I think we can all agree that beer pong has a perception problem.
Whenever some high school or college kid has one too many drinks and makes a bad decision, the first culprit is always the game of beer pong. It’s never the parents who allowed the party to happen, the liquor store which sold the alcohol, or the person who should have been more responsible and know his or her limits. Nope, it’s all beer pong’s fault when someone drinks in excess and makes bad decisions.

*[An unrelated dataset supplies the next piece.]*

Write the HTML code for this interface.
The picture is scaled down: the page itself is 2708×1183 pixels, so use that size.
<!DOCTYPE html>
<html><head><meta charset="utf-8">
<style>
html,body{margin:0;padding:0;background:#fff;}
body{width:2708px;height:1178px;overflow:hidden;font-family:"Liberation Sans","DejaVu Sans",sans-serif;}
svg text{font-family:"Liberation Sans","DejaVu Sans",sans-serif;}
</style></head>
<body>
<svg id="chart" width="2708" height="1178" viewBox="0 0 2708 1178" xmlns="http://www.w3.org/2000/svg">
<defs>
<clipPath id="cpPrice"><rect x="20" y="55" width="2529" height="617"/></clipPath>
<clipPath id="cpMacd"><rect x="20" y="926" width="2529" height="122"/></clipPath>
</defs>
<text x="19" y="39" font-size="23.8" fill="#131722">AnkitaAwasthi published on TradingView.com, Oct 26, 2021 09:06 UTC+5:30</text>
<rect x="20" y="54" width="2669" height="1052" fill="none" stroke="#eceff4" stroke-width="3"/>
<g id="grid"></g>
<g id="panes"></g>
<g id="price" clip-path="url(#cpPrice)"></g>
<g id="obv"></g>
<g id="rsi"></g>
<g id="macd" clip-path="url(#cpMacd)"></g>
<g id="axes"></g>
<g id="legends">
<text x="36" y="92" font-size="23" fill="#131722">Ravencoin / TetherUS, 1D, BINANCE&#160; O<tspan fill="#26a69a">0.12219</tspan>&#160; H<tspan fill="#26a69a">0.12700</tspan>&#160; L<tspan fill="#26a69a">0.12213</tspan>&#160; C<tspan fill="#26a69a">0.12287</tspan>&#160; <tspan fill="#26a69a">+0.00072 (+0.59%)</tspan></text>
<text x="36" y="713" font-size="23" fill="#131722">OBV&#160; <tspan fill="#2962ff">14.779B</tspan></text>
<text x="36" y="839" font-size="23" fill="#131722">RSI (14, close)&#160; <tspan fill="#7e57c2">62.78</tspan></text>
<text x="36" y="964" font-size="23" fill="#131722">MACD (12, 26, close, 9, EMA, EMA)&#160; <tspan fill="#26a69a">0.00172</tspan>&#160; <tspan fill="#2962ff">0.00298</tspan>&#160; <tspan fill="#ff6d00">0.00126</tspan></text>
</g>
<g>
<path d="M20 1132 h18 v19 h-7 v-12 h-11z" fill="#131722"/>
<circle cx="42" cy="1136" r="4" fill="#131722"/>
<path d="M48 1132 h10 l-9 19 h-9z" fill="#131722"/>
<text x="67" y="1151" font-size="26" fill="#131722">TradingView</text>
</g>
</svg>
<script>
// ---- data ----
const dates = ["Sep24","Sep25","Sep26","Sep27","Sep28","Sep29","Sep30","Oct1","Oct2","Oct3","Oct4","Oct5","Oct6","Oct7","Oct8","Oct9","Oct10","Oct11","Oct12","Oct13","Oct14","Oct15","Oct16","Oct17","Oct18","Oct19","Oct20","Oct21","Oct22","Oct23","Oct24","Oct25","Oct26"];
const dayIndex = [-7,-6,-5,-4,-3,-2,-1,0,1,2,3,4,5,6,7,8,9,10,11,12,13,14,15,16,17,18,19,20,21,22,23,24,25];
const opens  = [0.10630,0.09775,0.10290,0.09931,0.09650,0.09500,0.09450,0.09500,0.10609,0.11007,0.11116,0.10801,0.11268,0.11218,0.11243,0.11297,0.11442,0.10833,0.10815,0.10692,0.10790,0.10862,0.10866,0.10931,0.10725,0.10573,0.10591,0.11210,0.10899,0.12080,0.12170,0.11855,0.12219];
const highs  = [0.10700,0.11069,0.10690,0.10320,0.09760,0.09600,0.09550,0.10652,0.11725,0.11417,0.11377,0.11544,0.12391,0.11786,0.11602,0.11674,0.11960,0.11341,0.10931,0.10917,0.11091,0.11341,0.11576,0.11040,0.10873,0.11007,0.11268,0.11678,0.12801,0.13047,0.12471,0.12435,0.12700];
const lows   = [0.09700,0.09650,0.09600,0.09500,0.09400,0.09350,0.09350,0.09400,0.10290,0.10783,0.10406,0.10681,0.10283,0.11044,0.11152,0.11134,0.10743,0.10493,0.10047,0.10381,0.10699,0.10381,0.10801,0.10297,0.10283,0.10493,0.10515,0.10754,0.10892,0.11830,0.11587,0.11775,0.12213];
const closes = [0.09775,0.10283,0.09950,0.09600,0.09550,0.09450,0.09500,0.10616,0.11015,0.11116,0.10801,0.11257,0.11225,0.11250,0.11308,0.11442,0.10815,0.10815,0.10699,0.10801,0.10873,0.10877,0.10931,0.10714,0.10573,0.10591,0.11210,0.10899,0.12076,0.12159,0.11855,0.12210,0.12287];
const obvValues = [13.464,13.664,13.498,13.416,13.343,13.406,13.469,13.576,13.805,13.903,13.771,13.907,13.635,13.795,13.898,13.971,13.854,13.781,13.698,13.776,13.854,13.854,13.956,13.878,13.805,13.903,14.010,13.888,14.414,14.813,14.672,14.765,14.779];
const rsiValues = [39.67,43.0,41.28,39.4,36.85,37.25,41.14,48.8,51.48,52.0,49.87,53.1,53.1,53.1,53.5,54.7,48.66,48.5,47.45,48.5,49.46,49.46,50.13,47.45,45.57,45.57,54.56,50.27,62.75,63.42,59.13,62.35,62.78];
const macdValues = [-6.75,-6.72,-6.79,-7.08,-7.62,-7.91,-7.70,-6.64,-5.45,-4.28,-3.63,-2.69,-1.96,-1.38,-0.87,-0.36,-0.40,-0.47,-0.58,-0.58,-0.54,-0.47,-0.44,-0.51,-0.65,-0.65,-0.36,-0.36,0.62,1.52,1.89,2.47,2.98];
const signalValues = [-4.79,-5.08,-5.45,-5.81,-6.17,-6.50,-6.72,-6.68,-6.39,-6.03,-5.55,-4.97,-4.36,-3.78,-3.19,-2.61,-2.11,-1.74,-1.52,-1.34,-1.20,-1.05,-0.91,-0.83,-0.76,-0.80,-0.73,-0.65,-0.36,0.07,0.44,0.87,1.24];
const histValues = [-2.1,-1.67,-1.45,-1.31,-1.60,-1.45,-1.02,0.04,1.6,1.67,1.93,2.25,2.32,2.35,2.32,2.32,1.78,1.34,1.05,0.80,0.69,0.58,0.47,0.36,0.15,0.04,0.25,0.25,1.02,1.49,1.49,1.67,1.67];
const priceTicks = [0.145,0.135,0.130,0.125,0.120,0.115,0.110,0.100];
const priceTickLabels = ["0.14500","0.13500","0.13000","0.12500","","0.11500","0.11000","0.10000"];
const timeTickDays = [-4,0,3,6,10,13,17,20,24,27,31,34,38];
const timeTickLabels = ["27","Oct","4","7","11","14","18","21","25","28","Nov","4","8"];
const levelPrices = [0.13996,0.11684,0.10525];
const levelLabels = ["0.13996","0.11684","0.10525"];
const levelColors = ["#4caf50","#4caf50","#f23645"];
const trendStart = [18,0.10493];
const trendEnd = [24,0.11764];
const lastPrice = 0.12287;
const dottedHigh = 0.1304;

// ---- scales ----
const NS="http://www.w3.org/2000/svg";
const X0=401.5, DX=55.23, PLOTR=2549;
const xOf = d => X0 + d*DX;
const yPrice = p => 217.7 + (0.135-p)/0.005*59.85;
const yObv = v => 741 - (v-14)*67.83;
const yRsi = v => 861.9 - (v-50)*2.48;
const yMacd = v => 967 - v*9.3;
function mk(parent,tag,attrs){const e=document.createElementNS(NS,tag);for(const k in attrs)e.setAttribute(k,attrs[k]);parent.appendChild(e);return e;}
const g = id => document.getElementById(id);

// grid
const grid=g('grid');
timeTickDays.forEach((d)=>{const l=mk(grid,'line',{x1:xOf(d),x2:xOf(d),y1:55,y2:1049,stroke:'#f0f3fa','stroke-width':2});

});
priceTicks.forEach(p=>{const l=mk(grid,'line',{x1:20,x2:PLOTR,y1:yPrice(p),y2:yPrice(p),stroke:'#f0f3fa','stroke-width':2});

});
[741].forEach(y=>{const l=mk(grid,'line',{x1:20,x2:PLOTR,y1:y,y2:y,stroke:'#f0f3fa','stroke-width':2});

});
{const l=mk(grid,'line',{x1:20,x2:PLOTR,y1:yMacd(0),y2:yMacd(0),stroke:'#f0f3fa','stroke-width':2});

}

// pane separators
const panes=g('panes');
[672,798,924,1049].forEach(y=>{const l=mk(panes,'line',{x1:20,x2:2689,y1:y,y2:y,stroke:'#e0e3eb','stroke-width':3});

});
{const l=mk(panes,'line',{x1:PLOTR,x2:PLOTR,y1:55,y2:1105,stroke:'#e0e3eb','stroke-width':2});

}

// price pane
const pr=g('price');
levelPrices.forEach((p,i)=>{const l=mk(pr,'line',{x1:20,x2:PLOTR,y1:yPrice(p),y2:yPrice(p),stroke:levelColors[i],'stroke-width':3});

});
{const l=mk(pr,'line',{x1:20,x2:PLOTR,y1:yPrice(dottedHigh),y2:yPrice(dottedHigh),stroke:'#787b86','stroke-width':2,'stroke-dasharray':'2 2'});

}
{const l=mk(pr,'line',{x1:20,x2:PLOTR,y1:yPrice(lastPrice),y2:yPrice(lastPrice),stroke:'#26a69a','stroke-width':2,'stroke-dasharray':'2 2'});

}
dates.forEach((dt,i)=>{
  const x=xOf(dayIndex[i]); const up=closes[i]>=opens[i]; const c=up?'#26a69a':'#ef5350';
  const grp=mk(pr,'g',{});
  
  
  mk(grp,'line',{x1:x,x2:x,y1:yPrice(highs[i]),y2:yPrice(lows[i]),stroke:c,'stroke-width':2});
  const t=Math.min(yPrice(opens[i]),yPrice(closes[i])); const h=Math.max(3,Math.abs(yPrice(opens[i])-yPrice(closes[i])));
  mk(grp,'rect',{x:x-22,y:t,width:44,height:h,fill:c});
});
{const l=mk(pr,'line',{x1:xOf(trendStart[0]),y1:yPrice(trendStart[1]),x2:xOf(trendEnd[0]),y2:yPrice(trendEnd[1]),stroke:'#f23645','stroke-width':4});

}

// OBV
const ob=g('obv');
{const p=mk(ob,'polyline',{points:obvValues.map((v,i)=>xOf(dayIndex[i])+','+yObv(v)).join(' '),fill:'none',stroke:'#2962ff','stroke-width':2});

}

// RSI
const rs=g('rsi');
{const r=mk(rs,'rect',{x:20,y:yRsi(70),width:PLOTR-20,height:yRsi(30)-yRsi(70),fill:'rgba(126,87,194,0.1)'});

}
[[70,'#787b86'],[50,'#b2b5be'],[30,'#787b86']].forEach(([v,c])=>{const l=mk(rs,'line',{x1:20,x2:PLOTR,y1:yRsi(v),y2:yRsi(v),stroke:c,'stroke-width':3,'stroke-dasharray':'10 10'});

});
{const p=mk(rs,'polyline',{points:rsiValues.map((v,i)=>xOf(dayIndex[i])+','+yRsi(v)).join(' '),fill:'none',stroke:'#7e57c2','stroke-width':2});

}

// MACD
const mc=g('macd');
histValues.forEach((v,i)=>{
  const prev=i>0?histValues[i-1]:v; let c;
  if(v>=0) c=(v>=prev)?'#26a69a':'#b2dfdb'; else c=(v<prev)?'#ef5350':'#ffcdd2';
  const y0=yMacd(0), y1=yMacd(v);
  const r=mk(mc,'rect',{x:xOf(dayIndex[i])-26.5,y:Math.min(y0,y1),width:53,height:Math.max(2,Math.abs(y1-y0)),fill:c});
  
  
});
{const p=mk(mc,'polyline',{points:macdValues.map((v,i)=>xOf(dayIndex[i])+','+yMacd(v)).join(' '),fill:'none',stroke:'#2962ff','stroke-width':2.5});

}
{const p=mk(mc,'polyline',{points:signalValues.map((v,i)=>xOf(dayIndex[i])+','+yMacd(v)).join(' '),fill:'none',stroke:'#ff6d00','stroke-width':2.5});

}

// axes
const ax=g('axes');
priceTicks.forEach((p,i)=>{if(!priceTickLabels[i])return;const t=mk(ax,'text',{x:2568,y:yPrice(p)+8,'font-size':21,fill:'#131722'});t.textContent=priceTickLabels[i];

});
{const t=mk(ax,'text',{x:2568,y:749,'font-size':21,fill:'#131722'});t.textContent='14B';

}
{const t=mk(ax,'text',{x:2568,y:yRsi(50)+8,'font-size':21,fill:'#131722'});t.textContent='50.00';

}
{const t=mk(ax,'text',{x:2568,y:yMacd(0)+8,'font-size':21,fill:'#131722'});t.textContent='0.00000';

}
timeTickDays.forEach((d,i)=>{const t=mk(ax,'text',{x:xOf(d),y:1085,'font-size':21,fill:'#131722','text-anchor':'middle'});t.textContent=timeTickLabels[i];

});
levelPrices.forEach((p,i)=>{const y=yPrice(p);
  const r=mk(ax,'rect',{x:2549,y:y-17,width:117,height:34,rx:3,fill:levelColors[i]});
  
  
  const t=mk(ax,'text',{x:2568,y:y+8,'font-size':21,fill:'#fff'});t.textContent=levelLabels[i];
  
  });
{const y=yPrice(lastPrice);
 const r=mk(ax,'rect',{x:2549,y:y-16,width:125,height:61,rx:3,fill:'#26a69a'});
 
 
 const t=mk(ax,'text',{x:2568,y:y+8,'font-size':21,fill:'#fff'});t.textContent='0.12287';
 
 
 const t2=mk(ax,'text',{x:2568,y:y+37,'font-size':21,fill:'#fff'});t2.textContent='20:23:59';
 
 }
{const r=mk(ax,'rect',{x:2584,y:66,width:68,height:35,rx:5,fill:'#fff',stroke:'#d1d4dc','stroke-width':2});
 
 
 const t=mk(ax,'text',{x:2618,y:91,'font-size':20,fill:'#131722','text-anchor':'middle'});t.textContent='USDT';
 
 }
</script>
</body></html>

If it’s not the excessive drinking that’s giving beer pong a bad reputation, it’s the “bro factor.” For some reason, millions of people think beer pong is the official sport of fraternities in colleges across the United States. To them, we are all just a bunch of guys in pastel-colored Polo shirts with popped collars and too much hair gel. In between games of beer pong, we go to the gym, hold keggers, and all the other stuff frat guys do. We refer to each other as “bro” and only “bro.”
In the interest of full disclosure, I was not a member of any fraternity in college. And while it has been over a decade since I enjoyed the lifestyle of a young college student, I can’t say that any of the fraternity parties I went to were centered around beer pong. Obviously, the sport has grown quite a bit in recent years, and I have no doubt that frat guys love to play them some beer pong (who doesn’t). But the stereotype isn’t exactly fair.
Don’t get me wrong, I’m not dissing fraternities at all. I chose to spend my time at the student newspaper in college instead, but that’s just me. I have plenty of great friends who belong to fraternities and only speak of them highly. Very few people fit the negative stereotype of a frat guy, and most people fail to acknowledge that fraternity members tend to earn better grades and a more well-rounded college experience.
I just don’t like the idea people have that we are all just a bunch of guys playing beer pong in someone’s basement or frat house waiting in line for the next kegstand. The truth is, and this has been mentioned time and time again, the majority of us who play competitively live in the professional world, we have real careers, families, interests and hobbies. Beer pong is an outlet for us, not something we center our life around.
While I’m sure there are plenty of members of our beer pong community who belong to fraternities, I can probably only name two or three that I know for sure. Which shows me that beer pong isn’t just a game for fraternity guys, because let’s face it, none of them are winning our tournaments.